On Mon, Sep 23, 2019 at 8:17 PM, Dhrubajyoti Hati < dhruba.w...@gmail.com > 
wrote:

> 
> I was wondering if anyone could help with this question.
> 
> On Fri, 20 Sep, 2019, 11:52 AM Dhrubajyoti Hati, < dhruba. work@ gmail. com
> ( dhruba.w...@gmail.com ) > wrote:
> 
> 
>> Hi,
>> 
>> 
>> I have a question regarding passing a dictionary from driver to executors
>> in spark on yarn. This dictionary is needed in an udf. I am using pyspark.
>> 
>> 
>> As I understand this can be passed in two ways:
>> 
>> 
>> 1. Broadcast the variable and then use it in the udfs
>> 
>> 
>> 2. Pass the dictionary in the udf itself, in something like this:
>> 
>> 
>>   def udf1(col1, dict):
>>    ..
>>   def udf 1 _ fn (dict):
>>     return udf(lambda col_ data : udf1( col_data, dict ))
>> 
>> 
>>   df.withColumn("column_new", udf 1 _ fn (dict)("old_column"))
>> 
>> 
>> Well I have tested with both the ways and it works both ways.
>> 
>> 
>> Now I am wondering what is fundamentally different between the two. I
>> understand how broadcast work but I am not sure how the data is passed
>> across in the 2nd way. Is the dictionary passed to each executor every
>> time when new task is running on that executor or they are passed only
>> once. Also how the data is passed to the python processes. They are python
>> udfs so I think they are executed natively in python.(Plz correct me if I
>> am wrong). So the data will be serialised and passed to python.
>> 
>> So in summary my question is which will be better/efficient way to write
>> the whole thing and why?
>> 
>> 
>> Thank you!
>> 
>> 
>> R egards,
>> Dhrub
>> 
> 
>

Re: Collections passed from driver to executors

2019-09-23 Thread Dhrubajyoti Hati
I was wondering if anyone could help with this question.

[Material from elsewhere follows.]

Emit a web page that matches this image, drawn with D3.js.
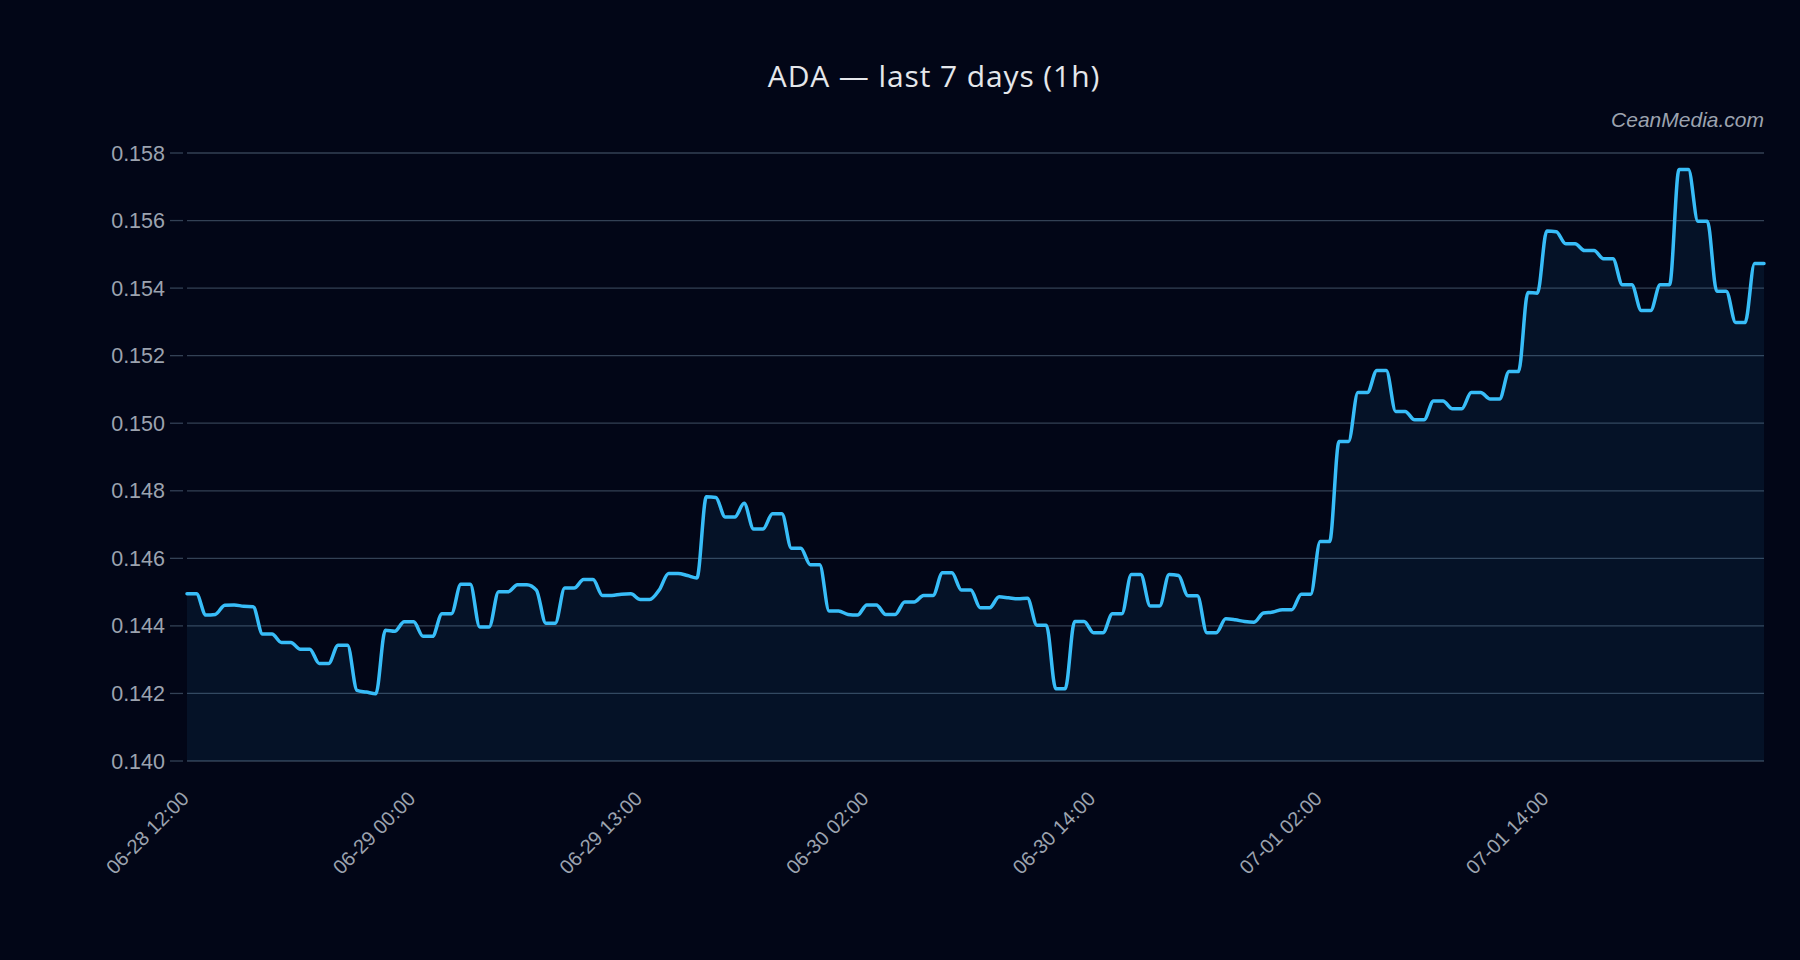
<!DOCTYPE html>
<meta charset="utf-8">
<style>
  body { margin: 0; background: #020617; }
</style>
<body>
<script src="https://d3js.org/d3.v7.min.js"></script>
<script>

// ADA close prices, 168 samples
var prices = [
  0.14495, 0.14495, 0.14432, 0.14434, 0.14461, 0.14462, 0.14458, 0.14457,
  0.14376, 0.14376, 0.14351, 0.14351, 0.14331, 0.14331, 0.14289, 0.14289,
  0.14343, 0.14343, 0.14209, 0.14204, 0.14199, 0.14387, 0.14384, 0.14412,
  0.14412, 0.14369, 0.14369, 0.14436, 0.14436, 0.14523, 0.14523, 0.14397,
  0.14397, 0.14501, 0.14501, 0.14522, 0.14522, 0.14506, 0.14408, 0.14408,
  0.14512, 0.14512, 0.14537, 0.14537, 0.14490, 0.14490, 0.14494, 0.14495,
  0.14478, 0.14478, 0.14506, 0.14555, 0.14555, 0.14549, 0.14542, 0.14782,
  0.14780, 0.14722, 0.14722, 0.14763, 0.14687, 0.14687, 0.14732, 0.14732,
  0.14630, 0.14630, 0.14581, 0.14581, 0.14444, 0.14444, 0.14434, 0.14432,
  0.14462, 0.14462, 0.14434, 0.14434, 0.14471, 0.14471, 0.14490, 0.14490,
  0.14557, 0.14557, 0.14506, 0.14506, 0.14454, 0.14454, 0.14486, 0.14483,
  0.14480, 0.14482, 0.14402, 0.14402, 0.14214, 0.14214, 0.14413, 0.14413,
  0.14380, 0.14380, 0.14436, 0.14436, 0.14552, 0.14552, 0.14459, 0.14459,
  0.14552, 0.14549, 0.14489, 0.14489, 0.14380, 0.14380, 0.14421, 0.14418,
  0.14413, 0.14411, 0.14438, 0.14441, 0.14448, 0.14448, 0.14494, 0.14494,
  0.14650, 0.14650, 0.14946, 0.14946, 0.15091, 0.15091, 0.15156, 0.15156,
  0.15035, 0.15035, 0.15010, 0.15010, 0.15066, 0.15066, 0.15043, 0.15043,
  0.15091, 0.15091, 0.15072, 0.15072, 0.15153, 0.15153, 0.15387, 0.15385,
  0.15569, 0.15567, 0.15531, 0.15531, 0.15511, 0.15511, 0.15487, 0.15487,
  0.15410, 0.15410, 0.15334, 0.15334, 0.15410, 0.15410, 0.15751, 0.15751,
  0.15598, 0.15598, 0.15391, 0.15391, 0.15298, 0.15298, 0.15473, 0.15473
];

// x tick positions (sample index) and their labels
var tickIndex = [0, 24, 48, 72, 96, 120, 144];
var tickLabels = ["06-28 12:00", "06-29 00:00", "06-29 13:00", "06-30 02:00",
                  "06-30 14:00", "07-01 02:00", "07-01 14:00"];

var yTicks = [0.140, 0.142, 0.144, 0.146, 0.148, 0.150, 0.152, 0.154, 0.156, 0.158];

var W = 1800, H = 960;
var plot = {left: 187, right: 1764, top: 153, bottom: 761};

var x = d3.scaleLinear()
    .domain([0, prices.length - 1])
    .range([plot.left, plot.right]);
var y = d3.scaleLinear()
    .domain([0.140, 0.158])
    .range([plot.bottom, plot.top]);

var svg = d3.select("body").append("svg")
    .attr("width", W)
    .attr("height", H)
    .style("display", "block")
    .style("background", "#020617");

// grid lines + y ticks
svg.append("g")
  .selectAll("line")
  .data(yTicks)
  .enter().append("line")
    .attr("x1", plot.left).attr("x2", plot.right)
    .attr("y1", function(d) { return y(d); })
    .attr("y2", function(d) { return y(d); })
    .attr("stroke", "#334155")
    .attr("stroke-width", 1.3);

svg.append("g")
  .selectAll("line")
  .data(yTicks)
  .enter().append("line")
    .attr("x1", plot.left - 17).attr("x2", plot.left - 4)
    .attr("y1", function(d) { return y(d); })
    .attr("y2", function(d) { return y(d); })
    .attr("stroke", "#334155")
    .attr("stroke-width", 1.3);

svg.append("g")
  .selectAll("text")
  .data(yTicks)
  .enter().append("text")
    .attr("x", plot.left - 22)
    .attr("y", function(d) { return y(d); })
    .attr("dy", "0.35em")
    .attr("text-anchor", "end")
    .style("font-family", "'Liberation Sans', Arial, sans-serif")
    .style("font-size", "21.5px")
    .style("fill", "#9ca3af")
    .text(function(d) { return d3.format(".3f")(d); });

// area under the line
var area = d3.area()
    .x(function(d, i) { return x(i); })
    .y0(plot.bottom)
    .y1(function(d) { return y(d); })
    .curve(d3.curveMonotoneX);

svg.append("path")
    .datum(prices)
    .attr("d", area)
    .attr("fill", "#38bdf8")
    .attr("fill-opacity", 0.07);

var line = d3.line()
    .x(function(d, i) { return x(i); })
    .y(function(d) { return y(d); })
    .curve(d3.curveMonotoneX);

svg.append("path")
    .datum(prices)
    .attr("d", line)
    .attr("fill", "none")
    .attr("stroke", "#38bdf8")
    .attr("stroke-width", 3.5)
    .attr("stroke-linejoin", "round")
    .attr("stroke-linecap", "round");

// x labels, rotated
svg.append("g")
  .selectAll("text")
  .data(tickIndex)
  .enter().append("text")
    .attr("transform", function(d) { return "translate(" + (x(d) + 3) + "," + 800 + ")rotate(-45)"; })
    .attr("text-anchor", "end")
    .style("font-family", "'Liberation Sans', Arial, sans-serif")
    .style("font-size", "20px")
    .style("fill", "#9ca3af")
    .text(function(d, i) { return tickLabels[i]; });

// title
svg.append("text")
    .attr("x", 934)
    .attr("y", 87)
    .attr("text-anchor", "middle")
    .style("font-family", "'Open Sans', sans-serif")
    .style("font-size", "30px")
    .style("letter-spacing", "0.9px")
    .style("fill", "#e5e7eb")
    .text("ADA \u2014 last 7 days (1h)");

// watermark
svg.append("text")
    .attr("x", plot.right)
    .attr("y", 127)
    .attr("text-anchor", "end")
    .style("font-family", "'Liberation Sans', Arial, sans-serif")
    .style("font-style", "italic")
    .style("font-size", "21px")
    .style("fill", "#9ca3af")
    .text("CeanMedia.com");

</script>
</body>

On Fri, 20 Sep, 2019, 11:52 AM Dhrubajyoti Hati, 
wrote:

> Hi,
>
> I have a question regarding passing a dictionary from driver to executors
> in spark on yarn. This dictionary is needed in an udf. I am using pyspark.
>
> As I understand this can be passed in two ways:
>
> 1. Broadcast the variable and then use it in the udfs
>
> 2. Pass the dictionary in the udf itself, in something like this:
>
>   def udf1(col1, dict):
>..
>   def udf1_fn(dict):
> return udf(lambda col_data: udf1(col_data, dict))
>
>   df.withColumn("column_new", udf1_fn(dict)("old_column"))
>
> Well I have tested with both the ways and it works both ways.
>
> Now I am wondering what is fundamentally different between the two. I
> understand how broadcast work but I am not sure how the data is passed
> across in the 2nd way. Is the dictionary passed to each executor every time
> when new task is running on that executor or they are passed only once.
> Also how the data is passed to the python processes. They are python udfs
> so I think they are executed natively in python.(Plz correct me if I am
> wrong). So the data will be serialised and passed to python.
>
> So in summary my question is which will be better/efficient way to write
> the whole thing and why?
>
> Thank you!
>
> Regards,
> Dhrub
>